There was a knock at the door. I started, but regained my composure quickly and called, "Come in." She did. I looked up and was stunned. I had underestimated the girl the last time I had seen her. She was not merely pretty, she was almost beautiful. I stared. I couldn't help it. I ran my eyes over every inch of her. This girl, this lovely woman, she was mine. And what was more, she was almost begging to keep things that way. Short of wondering if she had lost her mind, I could have no objection.

She didn't speak, and the silence quickly became intolerable, so I choked out, "I got your letter." I wondered if I could fill those four pitiful words with the incredible depth of the feelings I had about the letter and the letter writer. I saw her brown eyes light up, so perhaps I succeeded.
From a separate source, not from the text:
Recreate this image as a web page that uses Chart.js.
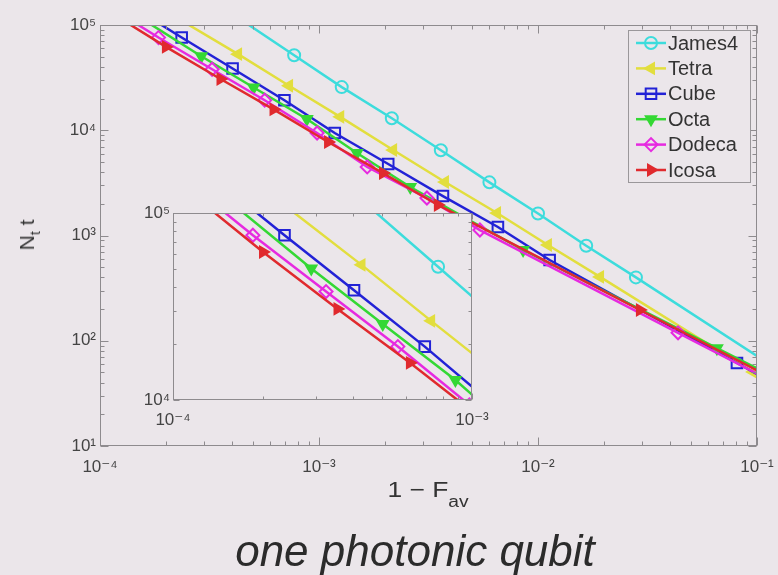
<!DOCTYPE html>
<html>
<head>
<meta charset="utf-8">
<script src="https://cdn.jsdelivr.net/npm/chart.js@4.4.1/dist/chart.umd.min.js"></script>
<style>
html, body { margin: 0; padding: 0; background: #ebe6ea; }
#wrap { position: relative; width: 778px; height: 575px; overflow: hidden; font-family: "Liberation Sans", Arial, sans-serif; }
#main { position: absolute; left: 0; top: 0; }
#inset { position: absolute; left: 120px; top: 195px; }
.lbl { position: absolute; color: #333; white-space: nowrap; }
#ytitle { left: 27px; top: 235px; font-size: 21px; transform: translate(-50%, -50%) rotate(-90deg); }
#xtitle { left: 428px; top: 477px; font-size: 22px; transform: translateX(-50%) scaleX(1.2); }
#caption { left: 415px; top: 526px; font-size: 44px; font-style: italic; color: #2b2b2b; transform: translateX(-50%); }
</style>
</head>
<body>
<div id="wrap">
  <canvas id="main" width="778" height="575"></canvas>
  <canvas id="inset" width="380" height="245"></canvas>
  <div class="lbl" id="ytitle">N<span style="font-size:14px;position:relative;top:6px">t</span> t</div>
  <div class="lbl" id="xtitle">1 &minus; F<span style="font-size:16px;position:relative;top:10px">av</span></div>
  <div class="lbl" id="caption">one photonic qubit</div>
</div>
<script>
const FONT = '"Liberation Sans", "DejaVu Sans", Arial, sans-serif';
const BG = '#ebe6ea';

const seriesNames = ['James4', 'Tetra', 'Cube', 'Octa', 'Dodeca', 'Icosa'];

// first and last entry of every series only carry the line out to the frame (no marker there)
const james4X = [4.2e-4, 7.7e-4, 1.27e-3, 2.15e-3, 3.6e-3, 6.0e-3, 1.0e-2, 1.66e-2, 2.8e-2, 0.12];
const james4Y = [1.2e5, 51600, 25700, 13000, 6460, 3200, 1620, 800, 400, 56];
const tetraX = [2.2e-4, 4.27e-4, 7.3e-4, 1.25e-3, 2.18e-3, 3.76e-3, 6.5e-3, 1.11e-2, 1.92e-2, 9.6e-2, 0.12];
const tetraY = [1.2e5, 52800, 26500, 13400, 6490, 3220, 1635, 813, 404, 50.5, 38];
const cubeX = [1.66e-4, 2.36e-4, 4.03e-4, 6.95e-4, 1.18e-3, 2.07e-3, 3.68e-3, 6.56e-3, 1.13e-2, 8.1e-2, 0.12];
const cubeY = [1.2e5, 76000, 38600, 19300, 9410, 4780, 2370, 1205, 585, 61.5, 39];
const octaX = [1.5e-4, 2.9e-4, 5.03e-4, 8.8e-4, 1.49e-3, 2.61e-3, 4.65e-3, 8.55e-3, 6.56e-2, 0.12];
const octaY = [1.2e5, 50500, 25500, 12800, 6080, 2890, 1470, 728, 85, 45];
const dodecaX = [1.3e-4, 1.85e-4, 3.25e-4, 5.65e-4, 9.8e-4, 1.66e-3, 3.11e-3, 5.43e-3, 4.36e-2, 0.12];
const dodecaY = [1.2e5, 76000, 38000, 19300, 9420, 4480, 2270, 1127, 119, 40];
const icosaX = [1.2e-4, 2.0e-4, 3.55e-4, 6.2e-4, 1.1e-3, 1.96e-3, 3.49e-3, 2.92e-2, 0.12];
const icosaY = [1.2e5, 61900, 30700, 15800, 7730, 3920, 1950, 196, 43];

// axis ticks (decades only)
const mainXTicks = [1e-4, 1e-3, 1e-2, 1e-1];
const mainYTicks = [1e1, 1e2, 1e3, 1e4, 1e5];
const insetXTicks = [1e-4, 1e-3];
const insetYTicks = [1e4, 1e5];

const seriesX = [james4X, tetraX, cubeX, octaX, dodecaX, icosaX];
const seriesY = [james4Y, tetraY, cubeY, octaY, dodecaY, icosaY];

// marker look for each series, in legend order
const looks = [
    { color: '#3ddcdc', style: 'circle', rot: 0, r: 6, fill: false },
    { color: '#e2de3e', style: 'triangle', rot: 270, r: 6, fill: true },
    { color: '#2222d6', style: 'rect', rot: 0, r: 7.5, fill: false },
    { color: '#34d834', style: 'triangle', rot: 180, r: 6, fill: true },
    { color: '#e62ae0', style: 'rectRot', rot: 0, r: 6.5, fill: false },
    { color: '#e02a2e', style: 'triangle', rot: 90, r: 6, fill: true }
];

const SUP = { '-': '\u207B', '0': '\u2070', '1': '\u00B9', '2': '\u00B2', '3': '\u00B3', '4': '\u2074', '5': '\u2075' };
function decadeLabel(v) {
    const e = Math.round(Math.log10(v));
    return '10' + String(e).split('').map(c => SUP[c]).join('');
}

function logMarks(min, max) {
    const out = [];
    for (let e = Math.floor(Math.log10(min)); e <= Math.ceil(Math.log10(max)); e++) {
        for (let m = 1; m < 10; m++) {
            const v = m * Math.pow(10, e);
            if (v >= min * 0.999 && v <= max * 1.001) out.push({ v: v, major: m === 1 });
        }
    }
    return out;
}

// fills the plot box, then draws the box and inward ticks like matlab
const frame = {
    id: 'frame',
    beforeDatasetsDraw(chart, args, opts) {
        const a = chart.chartArea, ctx = chart.ctx;
        ctx.save();
        ctx.fillStyle = opts.fill;
        ctx.fillRect(a.left, a.top, a.right - a.left, a.bottom - a.top);
        ctx.restore();
    },
    afterDatasetsDraw(chart, args, opts) {
        const ctx = chart.ctx, a = chart.chartArea, x = chart.scales.x, y = chart.scales.y;
        const L = Math.round(a.left) + 0.5, R = Math.round(a.right) - 0.5;
        const T = Math.round(a.top) + 0.5, B = Math.round(a.bottom) - 0.5;
        ctx.save();
        ctx.strokeStyle = opts.color;
        ctx.lineWidth = 1;
        ctx.strokeRect(L, T, R - L, B - T);
        ctx.beginPath();
        logMarks(x.min, x.max).forEach(m => {
            const p = Math.round(x.getPixelForValue(m.v)) + 0.5;
            const len = m.major ? opts.major : opts.minor;
            ctx.moveTo(p, B); ctx.lineTo(p, B - len);
            ctx.moveTo(p, T); ctx.lineTo(p, T + len);
        });
        logMarks(y.min, y.max).forEach(m => {
            const p = Math.round(y.getPixelForValue(m.v)) + 0.5;
            const len = m.major ? opts.major : opts.minor;
            ctx.moveTo(L, p); ctx.lineTo(L + len, p);
            ctx.moveTo(R, p); ctx.lineTo(R - len, p);
        });
        ctx.stroke();
        ctx.restore();
    }
};

// matlab style legend box in the upper right corner of the main axes
const boxLegend = {
    id: 'boxLegend',
    afterDraw(chart, args, opts) {
        const ctx = chart.ctx;
        ctx.save();
        ctx.fillStyle = BG;
        ctx.strokeStyle = '#9a979a';
        ctx.lineWidth = 1;
        ctx.fillRect(opts.left, opts.top, opts.width, opts.height);
        ctx.strokeRect(opts.left + 0.5, opts.top + 0.5, opts.width, opts.height);
        ctx.font = '20px ' + FONT;
        ctx.textBaseline = 'middle';
        seriesNames.forEach((name, i) => {
            const lk = looks[i];
            const cy = opts.top + 13 + i * 25.4;
            ctx.strokeStyle = lk.color;
            ctx.lineWidth = 2.5;
            ctx.beginPath();
            ctx.moveTo(opts.left + 8, cy);
            ctx.lineTo(opts.left + 38, cy);
            ctx.stroke();
            ctx.fillStyle = lk.fill ? lk.color : 'rgba(0,0,0,0)';
            ctx.lineWidth = 2;
            Chart.helpers.drawPoint(ctx, { pointStyle: lk.style, rotation: lk.rot, radius: lk.r, borderWidth: 2 }, opts.left + 23, cy);
            ctx.fillStyle = '#333';
            ctx.fillText(name, opts.left + 40, cy + 1);
        });
        ctx.restore();
    }
};

function makeDatasets() {
    return seriesNames.map((name, i) => {
        const xs = seriesX[i], ys = seriesY[i], lk = looks[i];
        const last = xs.length - 1;
        return {
            label: name,
            data: xs.map((v, j) => ({ x: v, y: ys[j] })),
            borderColor: lk.color,
            borderWidth: 2.5,
            pointBorderColor: lk.color,
            pointBackgroundColor: lk.fill ? lk.color : 'rgba(0,0,0,0)',
            pointBorderWidth: 2,
            pointStyle: lk.style,
            pointRotation: lk.rot,
            pointRadius: c => (c.dataIndex === 0 || c.dataIndex === last) ? 0 : lk.r,
            tension: 0,
            order: seriesNames.length - i
        };
    });
}

function makeScales(cfg) {
    const tickFont = { size: 17, family: FONT };
    return {
        x: {
            type: 'logarithmic', min: cfg.xMin, max: cfg.xMax,
            afterBuildTicks: s => { s.ticks = cfg.xTicks.map(v => ({ value: v })); },
            afterFit: s => { s.height = cfg.xHeight; s.paddingLeft = 0; s.paddingRight = 0; },
            grid: { display: false, drawTicks: false },
            border: { display: false },
            ticks: { callback: v => decadeLabel(v), font: tickFont, color: '#444', padding: cfg.xPad, autoSkip: false, maxRotation: 0 }
        },
        y: {
            type: 'logarithmic', min: cfg.yMin, max: cfg.yMax,
            afterBuildTicks: s => { s.ticks = cfg.yTicks.map(v => ({ value: v })); },
            afterFit: s => { s.width = cfg.yWidth; s.paddingTop = 0; s.paddingBottom = 0; },
            grid: { display: false, drawTicks: false },
            border: { display: false },
            ticks: { callback: v => decadeLabel(v), font: tickFont, color: '#444', padding: cfg.yPad, autoSkip: false }
        }
    };
}

const mainChart = new Chart(document.getElementById('main'), {
    type: 'line',
    data: { datasets: makeDatasets() },
    options: {
        responsive: false,
        animation: false,
        events: [],
        devicePixelRatio: 1,
        layout: { padding: { left: 0, right: 21, top: 25, bottom: 0 } },
        scales: makeScales({
            xMin: 1e-4, xMax: 1e-1, yMin: 10, yMax: 1e5,
            xTicks: mainXTicks, yTicks: mainYTicks,
            xHeight: 575 - 446, yWidth: 100, xPad: 11, yPad: 4
        }),
        plugins: {
            legend: { display: false },
            tooltip: { enabled: false },
            frame: { fill: BG, color: '#8e8b8e', major: 8, minor: 4 },
            boxLegend: { left: 628, top: 30, width: 122, height: 152 }
        }
    },
    plugins: [frame, boxLegend]
});

const insetChart = new Chart(document.getElementById('inset'), {
    type: 'line',
    data: { datasets: makeDatasets() },
    options: {
        responsive: false,
        animation: false,
        events: [],
        devicePixelRatio: 1,
        layout: { padding: { left: 0, right: 28, top: 18, bottom: 0 } },
        scales: makeScales({
            xMin: 1e-4, xMax: 1e-3, yMin: 1e4, yMax: 1e5,
            xTicks: insetXTicks, yTicks: insetYTicks,
            xHeight: 40, yWidth: 53, xPad: 10, yPad: 3
        }),
        plugins: {
            legend: { display: false },
            tooltip: { enabled: false },
            frame: { fill: BG, color: '#8e8b8e', major: 6, minor: 3 }
        }
    },
    plugins: [frame]
});
</script>
</body>
</html>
Or maybe the fact that I had said some civil words to her made her happy. I didn't know. I only knew that, at that moment, I would have done anything to keep that smile on her face and that light in her eyes.

"Is that why you decided to give me a chance?" she asked, accusingly. I flinched. The words hurt me. My rejection of her had obviously caused her a lot of pain. I felt disgusted at myself, and I felt a deep and overwhelming sadness born of the fear that she might not let me say all that I needed to say. She might not want to hear it. She might walk away and leave me here.
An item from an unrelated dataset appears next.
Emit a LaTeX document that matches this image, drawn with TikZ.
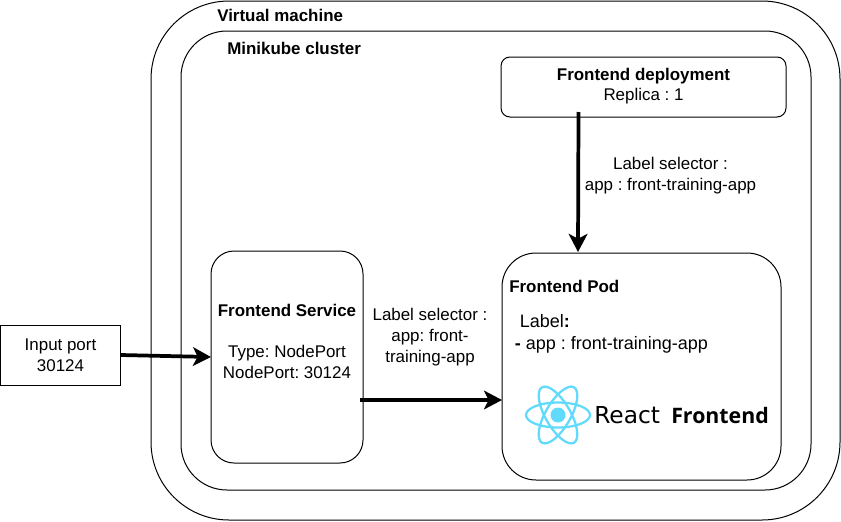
\documentclass[tikz,border=0pt]{standalone}
\usepackage{fontspec}
\setmainfont{Liberation Sans}
\newfontfamily\reactfont{DejaVu Sans}
\newfontfamily\frontfont{Open Sans}
\usetikzlibrary{arrows.meta}
\tikzset{
  px/.style={x=0.75pt,y=-0.75pt},
  box/.style={draw=black,line width=0.75pt,outer sep=0pt,inner sep=0pt,rectangle},
  txt/.style={align=center,font=\frenchspacing\fontsize{12.7pt}{15.5pt}\selectfont,inner sep=0pt},
  title/.style={anchor=west,font=\frenchspacing\fontsize{12.7pt}{15.5pt}\selectfont\bfseries,inner sep=0pt},
  flow/.style={line width=2.8pt,-{Stealth[length=13.5pt,width=14pt,inset=3.5pt]}},
  atom/.style={draw=reactblue,line width=1.7pt},
}
\definecolor{reactblue}{HTML}{61DAFB}
\newcommand{\rbox}[6]{% name, x1,y1,x2,y2, radius (px)
  \node[box,rounded corners=#6*0.75pt,minimum width=(#4-#2)*0.75pt,minimum height=(#5-#3)*0.75pt] (#1) at ({(#2+#4)/2},{(#3+#5)/2}) {};}
\begin{document}
\begin{tikzpicture}[px]
\useasboundingbox (0,0) rectangle (841,521);
\rbox{vm}{151}{1}{840}{520}{78}
\rbox{mk}{181}{31}{811}{490}{46}
\rbox{dep}{501}{57}{786}{117}{9}
\rbox{svc}{211}{251}{363}{463}{23}
\rbox{pod}{502}{253}{781}{480}{34}
\rbox{inp}{0.5}{325}{120.5}{385}{0}
\node[title] (vmt) at (217,15) {Virtual machine};
\node[title] (mkt) at (227,48.5) {Minikube cluster};
\node[txt] (dept) at (643.5,86) {\textbf{Frontend deployment}\\Replica : 1};
\node[txt] (deplab) at (670.5,175.5) {Label selector :\\app : front-training-app};
\node[txt] (svct) at (287,310) {\textbf{Frontend Service}};
\node[txt] (svcd) at (287,362) {Type: NodePort\\NodePort: 30124};
\node[txt] (svclab) at (430,337) {Label selector :\\app: front-\\training-app};
\node[title] (podt) at (509,286) {Frontend Pod};
\node[txt,align=left,anchor=west,font=\frenchspacing\fontsize{13.5pt}{16.5pt}\selectfont] (podl) at (514.5,333.5) {\ Label\textbf{:}\\\textbf{-} app : front-training-app};
\node[txt] (inpt) at (60.5,355) {Input port\\30124};
% React logo
\node[circle,fill=reactblue,minimum size=15*0.75pt,inner sep=0pt] (core) at (558,415) {};
\foreach \a in {0,60,120}{
  \draw[atom,rotate around={\a:(core.center)}] (core.center) ellipse [x radius=32,y radius=12.5];
}
\node[anchor=base west,inner sep=0pt,font=\reactfont\fontsize{17.5pt}{20pt}\selectfont] (rt) at (594,423) {React};
\node[anchor=base west,inner sep=0pt,font=\frontfont\bfseries\fontsize{16pt}{20pt}\selectfont] (ft) at (671,423) {Frontend};
% connectors
\draw[flow] (inp.east) -- (svc.west);
\draw[flow] ([xshift=-65*0.75pt,yshift=5*0.75pt]dep.south) -- ([xshift=-63.5*0.75pt,yshift=1*0.75pt]pod.north);
\draw[flow] ([xshift=-3*0.75pt,yshift=-43*0.75pt]svc.east) -- ([yshift=-33.5*0.75pt]pod.west);
\end{tikzpicture}
\end{document}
The words tumbled out of my mouth, far too fast, in my desperation to say as much as I could in the time allowed. "I'm sorry I said what I said. I'm not myself. I really didn't know who you were, what you meant to me. I still don't. I feel… something towards you, something powerful, but I'm not sure what it is. It could be love, I don't know. I don't remember ever being in love before, so I don't know what it feels like." I paused, gasping for breath. The emotional outpouring had tired me. I had not planned to say most of it, but I knew that all of it was true.

"You know what I said in my letter," she said, with pleading in her caramel eyes. I nodded, careful not to allow any of the emotion attached to the letter to show in my face. "What do you think?" I stared at her, slackly. I didn't know what she meant. I thought and felt so many things with regards to that letter. Seeing my confusion, she clarified, "Do you think that there's hope for us? I know you don't remember me, or anything we did together, and you may never be able to, but do you think that we could just pick up where we left off?"

It was at that moment that I knew that everything was going to be alright. The unease and misery of the previous couple of days had evaporated. Ginny's air of desperation convinced me that she wanted to sort this out as much as I did. The joy flooded my heart and my soul, but none of the emotion reached my eyes. Many years of indoctrination by Lucius Malfoy had made me adept at hiding my emotions until I wanted them to be shown. Now I knew that she was mine, I couldn't resist the chance to just play one last game with her.

In my best indifferent tone, I said, "No. No, I don't think we can." The look on her face was everything I could have wished for. Horror, disbelief and desperation mingled on her expressive freckled features. I would have kept the deceit up for longer, but then I saw tears beginning to form in her eyes, and I couldn't stand it any more.

"We can't pick up where we left off, but I wonder," I paused for dramatic effect, wondering if she would kill me for this later. "I wonder, Miss Weasley, if you would like to start all over again."

The beautiful light in her eyes was priceless. I would have spent the entire Malfoy fortune at once if someone had told me that there was a way to keep her so happy forever. She didn't reply. She didn't need to. She crossed the yards that lay between us and sat with me on the bed, and as she looked at me I could feel love. Then she kissed me, and it was wonderful. No words exist to describe that feeling. It felt like the first kiss of my life. And I suppose that, in a very real sense, it was.